In statistics this is known as the bias-variance tradeoff. When your data is limited, it may be better to use a simplifying estimator that doesn’t try to fit every tiny squiggle of the data, and this trades off a lot of variance against a little bias.
An “unbiased estimator” is one whose expected result equals the correct result, although it may have wide random swings in either direction. This is good if you are allowed to repeat the experiment as often as you like, because you can average together the estimates and get the correct answer to arbitrarily fine precision. That’s the law of large numbers.
You might have the following bright idea—why not use an unbiased estimator, like an unregularized regression, to guess the bias of a regularized regression? Then you could just subtract out the systematic bias—you could have low bias and low variance. The problem with this, you see, is that while it may be easy to find an unbiased estimator of the bias, this estimate may have very large variance—so if you subtract out an estimate of the systematic bias, you may end up subtracting out way too much, or even subtracting in the wrong direction a fair fraction of the time. In statistics, “unbiased” is not the same as “good”, unless the estimator also has low variance.
When you hear that a classroom gave an average estimate of 871 beans for a jar that contained 850 beans, and that only one individual student did better than the crowd, the astounding notion is not that the crowd can be more accurate than the individual. The astounding notion is that human beings are unbiased estimators of beans in a jar, having no significant directional error on the problem, yet with large variance. It implies that we tend to get the answer wrong but there’s no systematic reason why. It requires that there be lots of errors that vary from individual to individual—and this is reliably true, enough so to keep most individuals from guessing the jar correctly. And yet there are no directional errors that everyone makes, or if there are, they cancel out very precisely in the average case, despite the large individual variations. Which is just plain odd. I find myself somewhat suspicious of the claim, and wonder whether other experiments that found less amazing accuracy were not as popularly reported.

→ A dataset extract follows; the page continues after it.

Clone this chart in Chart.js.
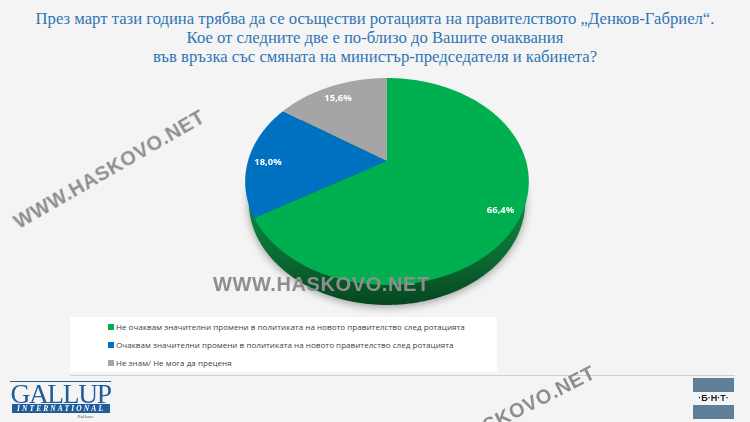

Someone is bound to suggest that cognitive biases are useful, in the sense that they represent a bias-variance tradeoff. I think this is just mixing up words—just because the word “bias” is used by two different fields doesn’t mean it has the same technical definition. When we accept a statistical bias in trade, we can’t get strong information about the direction and magnitude of the bias—otherwise we would just subtract it out. We may be able to get an unbiased estimate of the bias, but “unbiased” is not the same as “reliable”; if the variance is huge, we really have very little information. Now with cognitive biases, we do have some idea of the direction of the systematic error, and the whole notion of “overcoming bias” is about trying to subtract it out. Once again, we see that cognitive biases are lemons, not lemonade. To the extent we can get strong information—e.g. from cognitive psychology experiments—about the direction and magnitude of a systematic cognitive error, we can do systematically better by trying to compensate.
- Simultaneous Overconfidence and Underconfidence by 3 Jun 2015 21:04 UTC; 37 points) (
- Wisdom of the Crowd: not always so wise by 1 Jul 2012 20:55 UTC; 33 points) (
- [SEQ RERUN] Useful Statistical Biases by 21 May 2011 14:14 UTC; 7 points) (
- [Link] Bayesian Overconfidence by 24 Feb 2012 23:54 UTC; 6 points) (
- What Are Your Preferences Regarding The FLI Letter? by 1 Apr 2023 4:52 UTC; -4 points) (
The astounding notion is that human beings are unbiased estimators of beans in a jar, having no significant directional error on the problem, yet with large variance. It implies that we tend to get the answer wrong but there’s no systematic reason why. It requires that there be lots of errors that vary from individual to individual—and this is reliably true, enough so to keep most individuals from guessing the jar correctly. And yet there are no directional errors that everyone makes, or if there are, they cancel out very precisely in the average case, despite the large individual variations. Which is just plain odd. I find myself somewhat suspicious of the claim, and wonder whether other experiments that found less amazing accuracy were not as popularly reported.
This is precisely what I find disquieting about wisdom-of-crowds arguments—they require that our errors are nondirectional and normally distributed, but we know they aren’t. We have cognitive biases!
I have a somewhat related question—and openly admit to being a neophyte
my question is this traditional variance weights positive and negative outcomes equally
how can one compute a variance that reflects a persons bias (risk aversion) toward a directional outcome as in business assume an ill favored outcome is worth 0.5x and a preferred outcome is worth 1.5x
would a person compute 2 variances by creating 2 sub populations illfavored/preferred and apply the formula var (bx) = b^2times sigma^2 to each population and sum the final products?
am I wrong in this line of thinking? is there another approach? its been quite some time since my university stats days—so please be gentle with my ignorance
appreciate your thoughts and if you ping my email to let me know miroslodki (at) yahoo (dot) ca
btw—fascinating site and discussion regarding crowd wisdom—fwiw I share your viewpoints/concerns you’ve found a new reader cheers Miro
Say I were convinced that there is valuable wisdom of the crowds when guessing about the number of jelly beans in a jar.
I would be especially surprised by the average of humans’ guesses being accurate because I would have thought more relevant the humans’ average estimation error by percent of difference between the jar and the guess, whether it was an overestimation or an underestimation.
A guess of 425 beans is off by 425 beans and 50%, a guess of 1275 is off by 425 beans and 33.33%, and a guess of 1700 is off by 850 beans and 50%.
For a young child glancing at a map, which is a worse guess for how many states are in the U.S., 1 or 100? 10 or 100?
I think 1 and 10 are worse.
This can be solved by taking the error on a log scale rather than a linear scale.